As the industry grew and consolidated, foreign owners improved mill performance by better implementing good management practices, compared to domestic owners.
The number of Rwandan mills has grown rapidly, from a handful in 2002 to 310 in 2017. Until 2011, all mills were owned domestically, typically by their builders. Some owners were individuals who owned a stand-alone mill; others were groups that owned two or more mills. After 2011, foreign multinationals began acquiring mills. By 2017, over 50 percent of mills were under group ownership, including a sixth of mills owned by seven foreign groups.
The researchers conducted several mill-level surveys over the last decade to collect information on operational aspects: price and quantity of input, quantity and quality of output, production cost, employment, mill manager characteristics, and key managerial practices. They also interviewed all CEOs of group-owned mills to ask how they target mills for purchase, what alternative target mills they considered, and details of acquisitions that failed, enabling them to create multiple counterfactuals for comparison to the target mill. They combined surveys with administrative data on processing capacity, input procured, and ownership history to document and understand performance differences. By comparing mills that changed ownership type, the researchers find that foreign acquisition increases the likelihood that the mill is operational in any given year. While both foreign- and domestic-owned mills expand processing capacity and employment, foreign-owned mills are able to source more cherries from farmers. In comparison to domestic stand-alone mills, foreign-owned mills have 23 percent greater capacity utilization.

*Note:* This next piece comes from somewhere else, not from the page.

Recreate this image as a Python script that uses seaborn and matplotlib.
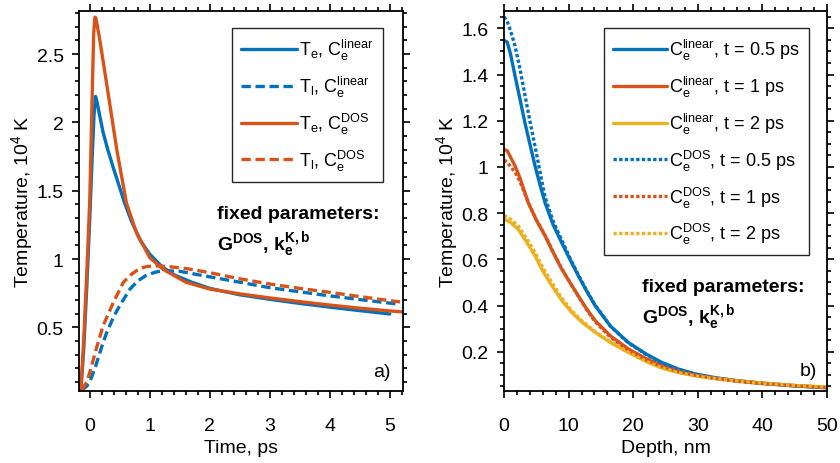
import numpy as np
import pandas as pd
import matplotlib
matplotlib.use("Agg")
import matplotlib.pyplot as plt
from matplotlib.ticker import MultipleLocator
import seaborn as sns

# ---------------- data: panel a) (time, ps ; temperature, 1e4 K) ----------------
t_te_lin = [-0.15, -0.1, -0.05, 0.0, 0.04, 0.07, 0.095, 0.12, 0.16, 0.22, 0.3, 0.39, 0.5, 0.58,
            0.7, 0.85, 1.0, 1.2, 1.4, 1.7, 2.0, 2.5, 3.0, 3.5, 4.0, 4.5, 5.0]
T_te_lin = [0.03, 0.35, 0.8, 1.3, 1.75, 2.05, 2.19, 2.15, 2.06, 1.93, 1.80, 1.67, 1.52, 1.41,
            1.27, 1.13, 1.035, 0.945, 0.885, 0.83, 0.785, 0.738, 0.705, 0.675, 0.648, 0.622, 0.598]

t_tl_lin = [-0.14, -0.05, 0.0, 0.1, 0.2, 0.28, 0.4, 0.5, 0.67, 0.8, 0.94, 1.1, 1.25, 1.5,
            1.89, 2.5, 3.0, 3.5, 4.0, 4.5, 5.1]
T_tl_lin = [0.04, 0.07, 0.1, 0.22, 0.36, 0.46, 0.58, 0.66, 0.78, 0.84, 0.88, 0.905, 0.915, 0.91,
            0.878, 0.83, 0.79, 0.76, 0.73, 0.703, 0.672]

t_te_dos = [-0.15, -0.1, -0.05, 0.0, 0.04, 0.065, 0.085, 0.1, 0.12, 0.16, 0.2, 0.31, 0.45, 0.61,
            0.78, 1.0, 1.22, 1.6, 2.0, 2.5, 3.0, 3.5, 4.0, 4.5, 5.0, 5.2]
T_te_dos = [0.03, 0.42, 0.9, 1.44, 2.2, 2.65, 2.77, 2.765, 2.72, 2.62, 2.51, 2.2, 1.8, 1.41,
            1.19, 1.01, 0.925, 0.83, 0.78, 0.745, 0.715, 0.688, 0.663, 0.64, 0.62, 0.613]

t_tl_dos = [-0.14, -0.05, 0.0, 0.1, 0.22, 0.39, 0.56, 0.7, 0.83, 0.95, 1.11, 1.3, 1.61, 2.0,
            2.5, 3.0, 3.5, 4.0, 4.5, 5.0, 5.2]
T_tl_dos = [0.04, 0.1, 0.17, 0.33, 0.51, 0.68, 0.83, 0.89, 0.93, 0.945, 0.95, 0.945, 0.93, 0.90,
            0.855, 0.817, 0.785, 0.756, 0.725, 0.695, 0.685]

# ---------------- data: panel b) (depth, nm ; temperature, 1e4 K) ----------------
d_lin_05 = [0, 0.5, 1, 1.7, 2.5, 3.25, 4, 4.8, 5.6, 6.35, 7.6, 8.93, 10.2, 11.5, 12.8, 14.1,
            16.5, 19.25, 22, 24.4, 27, 29.6, 33, 36, 40, 45, 50]
T_lin_05 = [1.548, 1.54, 1.49, 1.395, 1.29, 1.19, 1.10, 1.005, 0.92, 0.845, 0.75, 0.672, 0.60,
            0.529, 0.462, 0.40, 0.31, 0.24, 0.19, 0.154, 0.125, 0.104, 0.086, 0.075, 0.064,
            0.053, 0.045]

d_lin_1 = [0, 0.5, 1.7, 2.5, 3.76, 5, 6.35, 7.6, 8.93, 10.2, 11.5, 12.8, 14.1, 16.5, 19.25, 22,
           24.4, 27, 29.6, 33, 36, 40, 45, 50]
T_lin_1 = [1.075, 1.07, 1.005, 0.95, 0.845, 0.77, 0.702, 0.63, 0.558, 0.50, 0.442, 0.385, 0.335,
           0.268, 0.212, 0.17, 0.14, 0.118, 0.1, 0.085, 0.074, 0.063, 0.053, 0.045]

d_lin_2 = [0, 1, 2.2, 3.5, 4.8, 6, 7.4, 9, 10.5, 12, 14.1, 16.5, 19.25, 22, 24.4, 27, 29.6, 33,
           36, 40, 45, 50]
T_lin_2 = [0.775, 0.76, 0.73, 0.675, 0.615, 0.55, 0.486, 0.42, 0.37, 0.33, 0.284, 0.24, 0.197,
           0.158, 0.13, 0.11, 0.096, 0.083, 0.074, 0.064, 0.054, 0.047]

d_dos_05 = [0, 0.5, 1, 1.7, 2.5, 3.25, 4, 4.8, 5.6, 6.35, 7.6, 8.93, 10.2, 11.5, 12.8, 14.1,
            16.5, 19.25, 22, 24.4, 27, 29.6, 33, 36, 40, 45, 50]
T_dos_05 = [1.65, 1.63, 1.59, 1.525, 1.42, 1.31, 1.20, 1.09, 0.975, 0.87, 0.765, 0.683, 0.607,
            0.533, 0.465, 0.402, 0.31, 0.238, 0.188, 0.152, 0.123, 0.102, 0.085, 0.074, 0.063,
            0.052, 0.044]

d_dos_1 = [0, 0.5, 1.7, 2.5, 3.76, 5, 6.35, 7.6, 8.93, 10.2, 11.5, 12.8, 14.1, 16.5, 19.25, 22,
           24.4, 27, 29.6, 33, 36, 40, 45, 50]
T_dos_1 = [1.03, 1.02, 0.977, 0.935, 0.845, 0.772, 0.705, 0.633, 0.56, 0.50, 0.44, 0.382, 0.33,
           0.262, 0.207, 0.165, 0.136, 0.115, 0.098, 0.083, 0.072, 0.062, 0.052, 0.044]

d_dos_2 = [0, 1, 2.2, 3.5, 4.8, 6, 7.4, 9, 10.5, 12, 14.1, 16.5, 19.25, 22, 24.4, 27, 29.6, 33,
           36, 40, 45, 50]
T_dos_2 = [0.79, 0.775, 0.745, 0.69, 0.63, 0.565, 0.50, 0.43, 0.378, 0.335, 0.287, 0.242, 0.198,
           0.158, 0.13, 0.11, 0.096, 0.083, 0.074, 0.064, 0.054, 0.047]

legend_a = [r"T$_\mathrm{e}$, C$_\mathrm{e}^\mathrm{linear}$",
            r"T$_\mathrm{l}$, C$_\mathrm{e}^\mathrm{linear}$",
            r"T$_\mathrm{e}$, C$_\mathrm{e}^\mathrm{DOS}$",
            r"T$_\mathrm{l}$, C$_\mathrm{e}^\mathrm{DOS}$"]
legend_b = [r"C$_\mathrm{e}^\mathrm{linear}$, t = 0.5 ps",
            r"C$_\mathrm{e}^\mathrm{linear}$, t = 1 ps",
            r"C$_\mathrm{e}^\mathrm{linear}$, t = 2 ps",
            r"C$_\mathrm{e}^\mathrm{DOS}$, t = 0.5 ps",
            r"C$_\mathrm{e}^\mathrm{DOS}$, t = 1 ps",
            r"C$_\mathrm{e}^\mathrm{DOS}$, t = 2 ps"]

BLUE, ORANGE, YELLOW = "#0072BD", "#D95319", "#EDB120"

sns.set_theme(style="ticks")
plt.rcParams.update({
    "font.family": ["Liberation Sans", "DejaVu Sans"],
    "mathtext.fontset": "custom",
    "mathtext.rm": "Liberation Sans",
    "mathtext.it": "Liberation Sans:italic",
    "mathtext.bf": "Liberation Sans:bold",
    "axes.edgecolor": "#000000",
    "axes.linewidth": 1.3,
    "xtick.color": "#000000",
    "ytick.color": "#000000",
    "text.color": "#000000",
    "axes.labelcolor": "#000000",
})

fig = plt.figure(figsize=(8.4, 4.64), dpi=100)
axA = fig.add_axes([79/840, 1-392/464, 324/840, 380/464])
axB = fig.add_axes([504/840, 1-392/464, 323/840, 380/464])

LW = 2.4
dash = (0, (2.8, 1.4))
dot = (0, (1.0, 0.7))

def line(ax, x, y, color, ls, label):
    df = pd.DataFrame({"x": x, "y": y})
    sns.lineplot(data=df, x="x", y="y", ax=ax, color=color, linestyle=ls, linewidth=LW,
                 label=label, sort=False, estimator=None)

line(axA, t_te_lin, T_te_lin, BLUE, "-", legend_a[0])
line(axA, t_tl_lin, T_tl_lin, BLUE, dash, legend_a[1])
line(axA, t_te_dos, T_te_dos, ORANGE, "-", legend_a[2])
line(axA, t_tl_dos, T_tl_dos, ORANGE, dash, legend_a[3])

line(axB, d_lin_05, T_lin_05, BLUE, "-", legend_b[0])
line(axB, d_lin_1, T_lin_1, ORANGE, "-", legend_b[1])
line(axB, d_lin_2, T_lin_2, YELLOW, "-", legend_b[2])
line(axB, d_dos_05, T_dos_05, BLUE, dot, legend_b[3])
line(axB, d_dos_1, T_dos_1, ORANGE, dot, legend_b[4])
line(axB, d_dos_2, T_dos_2, YELLOW, dot, legend_b[5])

FS = 14
for ax in (axA, axB):
    ax.tick_params(which="both", direction="out", top=True, right=True, labelsize=FS,
                   width=1.2)
    ax.tick_params(which="major", length=5)
    ax.tick_params(which="minor", length=3)
    ax.tick_params(axis="y", which="both", pad=6)
    ax.tick_params(axis="x", which="both", pad=14)
    for s in ax.spines.values():
        s.set_visible(True)
    ax.set_ylabel(r"Temperature, 10$^4$ K", fontsize=FS, labelpad=1)

axA.set_xlim(-0.18, 5.22)
axA.set_ylim(0.034, 2.815)
axA.set_xticks([0, 1, 2, 3, 4, 5])
axA.set_yticks([0.5, 1, 1.5, 2, 2.5])
axA.set_yticklabels(["0.5", "1", "1.5", "2", "2.5"])
axA.xaxis.set_minor_locator(MultipleLocator(0.2))
axA.yaxis.set_minor_locator(MultipleLocator(0.1))
axA.set_xlabel("Time, ps", fontsize=FS, labelpad=3.5)

axB.set_xlim(0, 50)
axB.set_ylim(0.03, 1.675)
axB.set_xticks([0, 10, 20, 30, 40, 50])
axB.set_yticks([0.2, 0.4, 0.6, 0.8, 1.0, 1.2, 1.4, 1.6])
axB.set_yticklabels(["0.2", "0.4", "0.6", "0.8", "1", "1.2", "1.4", "1.6"])
axB.xaxis.set_minor_locator(MultipleLocator(2))
axB.yaxis.set_minor_locator(MultipleLocator(0.05))
axB.set_xlabel("Depth, nm", fontsize=FS, labelpad=3.5)

LFS = 13
legA = axA.legend(loc="upper right", bbox_to_anchor=(0.938, 0.955), borderaxespad=0,
                  fontsize=LFS, handlelength=3.1, handletextpad=0.15, labelspacing=0.65,
                  frameon=True, fancybox=False, framealpha=1, edgecolor="#262626",
                  borderpad=0.5)
legA.get_frame().set_linewidth(1.0)
legB = axB.legend(loc="upper right", bbox_to_anchor=(0.944, 0.955), borderaxespad=0,
                  fontsize=LFS, handlelength=3.0, handletextpad=0.15, labelspacing=0.65,
                  frameon=True, fancybox=False, framealpha=1, edgecolor="#262626",
                  borderpad=0.5)
legB.get_frame().set_linewidth(1.0)

axA.text(0.426, 0.466, "fixed parameters:", transform=axA.transAxes, fontsize=FS,
         fontweight="bold", ha="left", va="center")
axA.text(0.426, 0.387, r"$\mathbf{G^{DOS}}$, $\mathbf{k_e^{K,b}}$", transform=axA.transAxes,
         fontsize=FS, fontweight="bold", ha="left", va="center")
axB.text(0.427, 0.274, "fixed parameters:", transform=axB.transAxes, fontsize=FS,
         fontweight="bold", ha="left", va="center")
axB.text(0.427, 0.197, r"$\mathbf{G^{DOS}}$, $\mathbf{k_e^{K,b}}$", transform=axB.transAxes,
         fontsize=FS, fontweight="bold", ha="left", va="center")

axA.text(0.962, 0.05, "a)", transform=axA.transAxes, fontsize=FS, ha="right", va="center")
axB.text(0.968, 0.053, "b)", transform=axB.transAxes, fontsize=FS, ha="right", va="center")

fig.savefig("out.png", dpi=100)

Labor productivity, the ratio of output to labor, is similar for individual-owned and foreign-owned mills, but 25 percent lower for mills owned by domestic groups.
The researchers rule out the possibility that the performance differences between foreign and domestic groups is due to differences in processing technology across mills or differential access to sources of finance. They do find, however, that managers at foreign-owned mills are different: they are younger, more educated, and have higher ability. These manager characteristics can explain around a quarter of the differences in performance between foreign-owned and domestic-owned mills.
The researchers argue that the rest of the performance differences seem to be driven by managerial practices. However, they note both groups’ managers equally attempt management changes — suggesting lack of knowledge and lack of incentives are unlikely to be drivers of performance differences. Implementation differences could drive the performance differences.
Organizational capabilities post-acquisition are different across the two groups. Foreign firms deploy several complementary practices to support implementation: they grant managers more autonomy to implement changes, and they ensure that managers do not misuse their increased autonomy through a combination of monitoring (via IT infrastructure) and paying them wages above their market salary.
Managers of domestic-group mills report facing more resistance from farmers and workers when making management changes; the groups’ different pre-acquisition capabilities might explain this. Personal relationships in the community are important for domestic groups (which are barely mentioned by foreigners). The importance of these relationships in driving target selection is reflected in mill managers’ birthplaces — around 70 percent of managers of domestic-group mills were born in the same district as their mills, compared to only around 20 percent of managers of foreign-group mills.
These findings highlight the possibility that while domestic groups’ embeddedness in the local community creates opportunities to invest, it can also create pressure to maintain status-quo relational arrangements, hindering implementation of management changes.